Ken Burns His Film to Save It

        In 2005, when the Bush Administration pressured the Public Broadcasting System into dropping an episode of a children’s show with a sympathetic view of a gay family, liberals rightly yelled censorship, decrying the Administration’s bullying and PBS’s failure to resist it.  This month, when the Congressional Hispanic Caucus pressured Ken Burns into “amending” his upcoming PBS documentary on World War 11 to include interviews with Latino veterans, many liberals barely seemed to notice.

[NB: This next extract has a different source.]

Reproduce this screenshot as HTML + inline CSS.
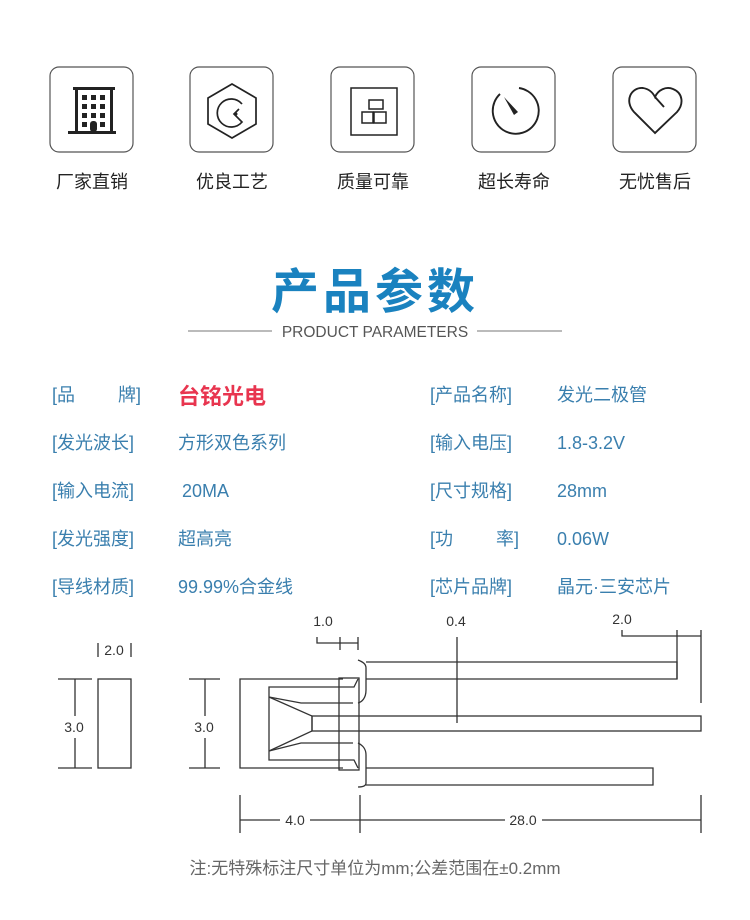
<!DOCTYPE html>
<html><head><meta charset="utf-8"><style>
html,body{margin:0;padding:0;background:#fff;}
svg{display:block;}
text{font-family:"Liberation Sans","Noto Sans CJK SC",sans-serif;}
</style></head><body>
<svg width="750" height="920" viewBox="0 0 750 920" xmlns="http://www.w3.org/2000/svg">
<!-- icon boxes -->
<g fill="none" stroke="#555" stroke-width="1.2">
<rect x="50" y="67" width="83" height="85" rx="9"/>
<rect x="190" y="67" width="83" height="85" rx="9"/>
<rect x="331" y="67" width="83" height="85" rx="9"/>
<rect x="472" y="67" width="83" height="85" rx="9"/>
<rect x="613" y="67" width="83" height="85" rx="9"/>
</g>
<!-- building -->
<g fill="#222">
<rect x="73" y="87" width="42" height="3"/>
<rect x="75" y="87" width="3" height="45"/>
<rect x="110" y="87" width="3" height="45"/>
<rect x="68" y="131" width="48" height="3"/>
<rect x="82" y="95" width="5" height="5"/><rect x="91" y="95" width="5" height="5"/><rect x="100" y="95" width="5" height="5"/>
<rect x="82" y="104" width="5" height="5"/><rect x="91" y="104" width="5" height="5"/><rect x="100" y="104" width="5" height="5"/>
<rect x="82" y="113" width="5" height="5"/><rect x="91" y="113" width="5" height="5"/><rect x="100" y="113" width="5" height="5"/>
<rect x="82" y="122" width="5" height="5"/><rect x="100" y="122" width="5" height="5"/>
<rect x="90" y="121" width="7" height="11" rx="3"/>
</g>
<!-- hexagon -->
<g fill="none" stroke="#222" stroke-width="1.7">
<polygon points="232,84 256,98 256,124 232,138 208,124 208,98"/>
<path d="M242,104 A14,14 0 1 0 242,122 L234,114 L239,109"/>
</g>
<circle cx="236" cy="114" r="1.5" fill="#222"/>
<!-- square -->
<g fill="none" stroke="#222" stroke-width="1.5">
<rect x="351" y="88" width="46" height="47"/>
<rect x="369" y="100" width="14" height="9"/>
<rect x="362" y="112" width="11" height="11"/>
<rect x="374" y="112" width="12" height="11"/>
</g>
<!-- timer -->
<g fill="none" stroke="#222" stroke-width="1.9">
<path d="M519,88 A23,23 0 1 1 500,94"/>
</g>
<path d="M504,97 L518,112 L514,115 Z" fill="#222"/>
<!-- heart -->
<path d="M655,133 L634,112 C624,101 631,87 643,88 C649,89 653,93 655,97 C658,90 666,86 673,89 C683,93 684,104 677,112 Z M655,97 L664,107" fill="none" stroke="#222" stroke-width="1.9"/>
<!-- icon labels -->
<g font-size="18" fill="#222" text-anchor="middle">
<text x="92" y="188">厂家直销</text>
<text x="232" y="188">优良工艺</text>
<text x="373" y="188">质量可靠</text>
<text x="514" y="188">超长寿命</text>
<text x="655" y="188">无忧售后</text>
</g>
<!-- title -->
<text x="375" y="308" font-size="48" font-weight="bold" fill="#1a82bf" text-anchor="middle" letter-spacing="4">产品参数</text>
<line x1="188" y1="331" x2="272" y2="331" stroke="#777" stroke-width="1"/>
<line x1="477" y1="331" x2="562" y2="331" stroke="#777" stroke-width="1"/>
<text x="375" y="337" font-size="15.5" fill="#555" text-anchor="middle">PRODUCT PARAMETERS</text>
<!-- params -->
<g font-size="18" fill="#3a7fae">
<text x="52" y="401">[品</text><text x="118" y="401">牌]</text>
<text x="52" y="449">[发光波长]</text>
<text x="52" y="497">[输入电流]</text>
<text x="52" y="545">[发光强度]</text>
<text x="52" y="593">[导线材质]</text>
<text x="430" y="401">[产品名称]</text>
<text x="430" y="449">[输入电压]</text>
<text x="430" y="497">[尺寸规格]</text>
<text x="430" y="545">[功</text><text x="496" y="545">率]</text>
<text x="430" y="593">[芯片品牌]</text>
<text x="178" y="449">方形双色系列</text>
<text x="182" y="497">20MA</text>
<text x="178" y="545">超高亮</text>
<text x="178" y="593">99.99%合金线</text>
<text x="557" y="401">发光二极管</text>
<text x="557" y="449">1.8-3.2V</text>
<text x="557" y="497">28mm</text>
<text x="557" y="545">0.06W</text>
<text x="557" y="593">晶元·三安芯片</text>
</g>
<text x="178" y="404" font-size="22" font-weight="bold" fill="#e8354f">台铭光电</text>
<!-- drawing -->
<g fill="none" stroke="#333" stroke-width="1.3">
<rect x="98" y="679" width="33" height="89"/>
<line x1="58" y1="679" x2="92" y2="679"/><line x1="58" y1="768" x2="92" y2="768"/>
<line x1="75" y1="679" x2="75" y2="716"/><line x1="75" y1="738" x2="75" y2="768"/>
<line x1="98" y1="643" x2="98" y2="657"/><line x1="131" y1="643" x2="131" y2="657"/>
<line x1="189" y1="679" x2="220" y2="679"/><line x1="189" y1="768" x2="220" y2="768"/>
<line x1="205" y1="679" x2="205" y2="716"/><line x1="205" y1="738" x2="205" y2="768"/>
<polyline points="343,679 240,679 240,768 343,768"/>
<rect x="339" y="678" width="20" height="92"/>
<polyline points="358,679 354,687 269,687 269,760 354,760 358,768"/>
<polyline points="269,697 301,703 353,703"/>
<polyline points="269,751 301,743 353,743"/>
<polyline points="269,697 312,716 312,731 269,751"/>
<rect x="312" y="716" width="389" height="15"/>
<path d="M366,662 L677,662 L677,679 L366,679"/>
<path d="M366,768 L653,768 L653,785 L366,785"/>
<path d="M358,660 C363,662 366,664 366,668 L366,690 C366,698 362,702 358,703"/>
<path d="M358,743 C362,745 366,748 366,755 L366,783 C366,786 362,787 358,787"/>
<polyline points="317,637 317,643 358,643"/>
<line x1="340" y1="637" x2="340" y2="650"/><line x1="358" y1="637" x2="358" y2="650"/>
<line x1="457" y1="637" x2="457" y2="723"/>
<polyline points="622,630 622,636 701,636"/>
<line x1="677" y1="630" x2="677" y2="679"/><line x1="701" y1="630" x2="701" y2="703"/>
<line x1="240" y1="795" x2="240" y2="833"/><line x1="360" y1="795" x2="360" y2="833"/><line x1="701" y1="795" x2="701" y2="833"/>
<line x1="240" y1="820" x2="280" y2="820"/><line x1="310" y1="820" x2="505" y2="820"/><line x1="542" y1="820" x2="701" y2="820"/>
</g>
<g font-size="14" fill="#333" text-anchor="middle">
<text x="114" y="655">2.0</text>
<text x="74" y="732">3.0</text>
<text x="204" y="732">3.0</text>
<text x="323" y="626">1.0</text>
<text x="456" y="626">0.4</text>
<text x="622" y="624">2.0</text>
<text x="295" y="825">4.0</text>
<text x="523" y="825">28.0</text>
</g>
<text x="375" y="874" font-size="17" fill="#666" text-anchor="middle">注:无特殊标注尺寸单位为mm;公差范围在±0.2mm</text>
</svg>
</body></html>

        Burns’s troubles started when University of Texas journalism professor Maggie Rivas-Rodriquez, who directs a Latino oral history project, noticed that his new documentary did not acknowledge the war effort of Latinos.  Protests by Latino groups and boycott threats followed.  The Hispanic Association of Corporate Responsibility lobbied Burns’s corporate sponsors, General Motors and Anheuser-Busch, threatening them with reprisals if they did not withdraw support.  “They should not be associated with this documentary,” Association chair Manuel Mirabal remarked.  “If they plan to do so, to put it bluntly, they will not be held harmless.”
        If Mirabal’s approach is unapologetically thuggish, at least he can claim to be exercising his own First Amendment rights as a private citizen.  While consumer boycotts can pose de facto threats to a diverse and lively marketplace and rightly concern free speech advocates, at least they don’t pose threats under color of law.  The Congressional Hispanic Caucus, however, has no equivalent right to blackmail PBS or its sponsors.  It has government power, which it boldly abused in this case.
        Members of the caucus also threatened Burns’s sponsors.  After meeting with General Motors, Anheuser Busch, and Bank of America, caucus chair Joe Baca (who had not seen the film) declared to the New York Times, “We will not settle for separate but equal treatment in this documentary.”  (Burns had offered to include stories about Latinos in supplemental material to his film.)  Congressman Baca reported that caucus members told the sponsors “We just hate to see what happened with national boycotts in the past.”
        This unveiled threat apparently worked.  At first, according to the Times, public broadcasting officials issued a statement that “reminded Congress of the editorial independence that was guaranteed in the Public Broadcasting Act of 1967.”  Ken Burns vowed that he would not re-edit the documentary: “It would be destructive, like trying to graft an arm onto your child.  It would destroy the film.”
        A few days later Burns caved, understandably.  Perhaps he decided that it was better to destroy his child than deprive it of corporate sponsors and undermine Congressional support for PBS.  He promised to amend the film.   In a news release jointly issued with two Hispanic groups Burns stiffly said, “The role of Hispanic Americans veterans in WWII is one that lends itself to the universality of this film and merits being included in my film.”
        Like Joe Baca, I have not seen the documentary, but, unlike Baca, I have no opinion on the merits of the dispute about it.  I would not discourage any interest group from complaining about its contents or even personally lobbying Burns and PBS to make changes, although I would encourage them to use reason instead of threats.  As ACLU policy on private pressure groups states, “The right of protest is an essential element of the First Amendment's guarantee of freedom of expression and is entitled to legal protection whether engaged in by an individual or an organized group …”  

        But, as this policy also notes, “private pressure group activities” are “inimical to civil liberties” when they effectively “restrict a free and diverse marketplace of ideas.” In these cases, the ACLU should object, the policy suggests.  Still, the organization has been quiet about the threats posed to a “free and diverse marketplace” by the pressuring of Don Imus’s corporate sponsors, resulting in his firing, or the rash of firings and suspensions of other radio show hosts that have followed, or the threatened boycotts in the Burns case.   (The National Coalition Against Censorship, however, has objected, explaining "what the chocolate Jesus and Don Imus have in common" and what “we lose when we suspend free speech principles for expression considered by many as beyond the pale.”)

        Reasonable civil libertarians will differ about the threats posed by different private pressure groups and different tactics.  But none should hesitate to condemn government officials who join private groups in protesting speech they don’t like and extorting its amendment.  ACLU policy accepts as a given that the ACLU will “of course challenge any complicity by government in anti-civil liberties activities of private pressure groups.”  If the ACLU is going to challenge the strong-arming of PBS and Ken Burns by the Congressional Hispanic Caucus, now would be a good time to do so.